"An increase in excise taxes will cause serious damage to Gazprom," the company's press service told RIA-Novosti. "And an end to tax exemption may strike a blow at many of Gazprom's projects that are financed through the stabilization fund."
President Boris Yeltsin's decree, signed Friday, boosted the powerful company's tax bill by raising excise duties on natural gas from 25 percent to 35 percent.
Yeltsin's edict also removed the special status of the company's stabilization fund, containing a large portion of its hard-currency export revenues, which has been shrouded in secrecy.
Oksana Dmitriyeva, a member of the State Duma's committee on taxes, said the fund is currently worth around 20 trillion rubles. But specialists said it was difficult to predict how much revenue could now be raised from the fund, just as it is unclear which taxes can be levied.
A huge company, Gazprom produced 570 billion cubic meters of natural gas last year, making it the world's largest gas producer. It sold about 110 billion cubic meters abroad at world prices last year.

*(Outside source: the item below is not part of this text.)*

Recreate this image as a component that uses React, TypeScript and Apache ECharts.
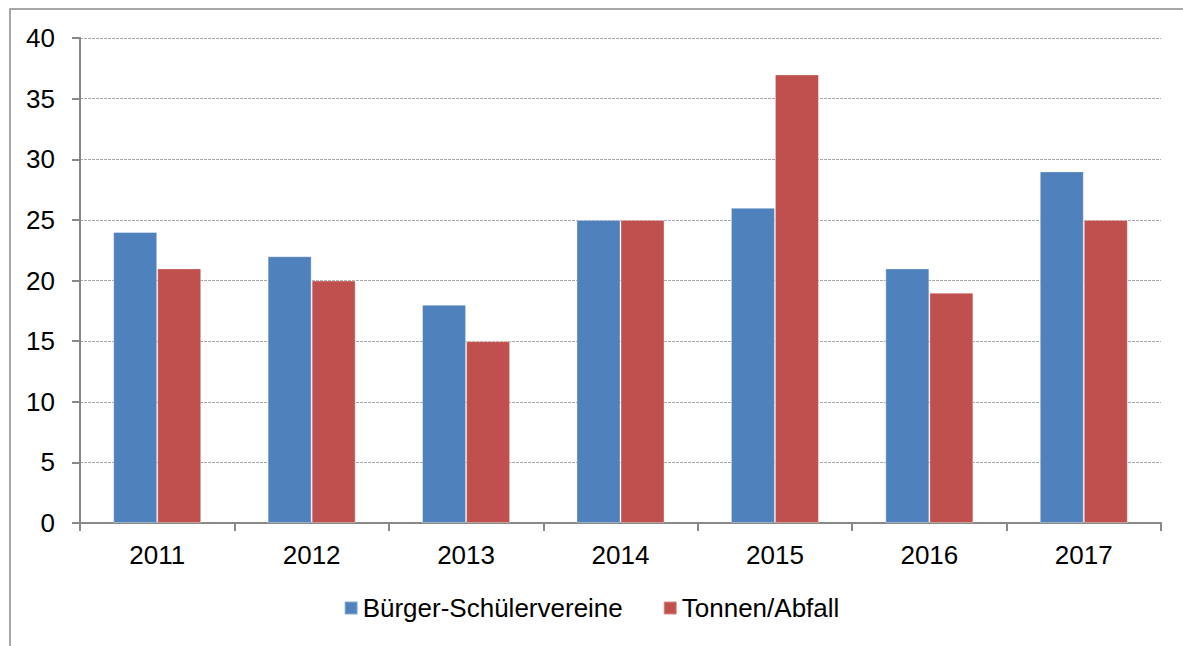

Gazprom's 1994 annual report shows the firm paid taxes of almost 10 trillion rubles ($2.2 billion) on revenue of 38.4 trillion rubles. But many economists say the company's real revenues are likely much higher at $24 billion, or around 8 percent of gross domestic product.
Russia -- struggling to close a budget deficit -- desperately needs new sources of revenue. Privatization receipts have been disappointing this year and a senior Finance Ministry official said last week that the tax service has failed to collect between 30 and 40 percent of its budget.
By bringing Gazprom into line with the rest of Russian business, the president could provide a major boost to the treasury's coffers, economists said Monday.
"It is very serious money and a very serious help," said Alexander Pochinok, deputy head of the State Duma's committee on the budget, taxes, banks and finance.
But he added that the extent to which the fund would help the budget depended on which taxes Gazprom would now have to pay, something that is still unclear."I am not ready to be happy about money we haven't received yet," he said. "Everything depends on how fully and quickly [the decree] is implemented."
Dmitriyeva of the Duma's tax committee said tax revenues from Gazprom's stabilization fund are included in this year's budget. All non-budgetary funds were supposed to have been eliminated at the beginning of 1995, she said.
Sergei Pavlenko, director of the governmental Center for Economic Reform, said Gazprom will face further problems when a law on domestic monopolies and control over energy prices comes into force later this year.
The law sets a ceiling on energy prices, which cannot rise by more than 70 percent of the inflation rate in the previous quarter, he said. It will also force the mining, sales and transportation departments of Gazprom to work under different regulations, he said.
"In a year, or a year and a half, Gazprom itself will understand that it is easier to work as different corporate bodies within one company," Pavlenko said.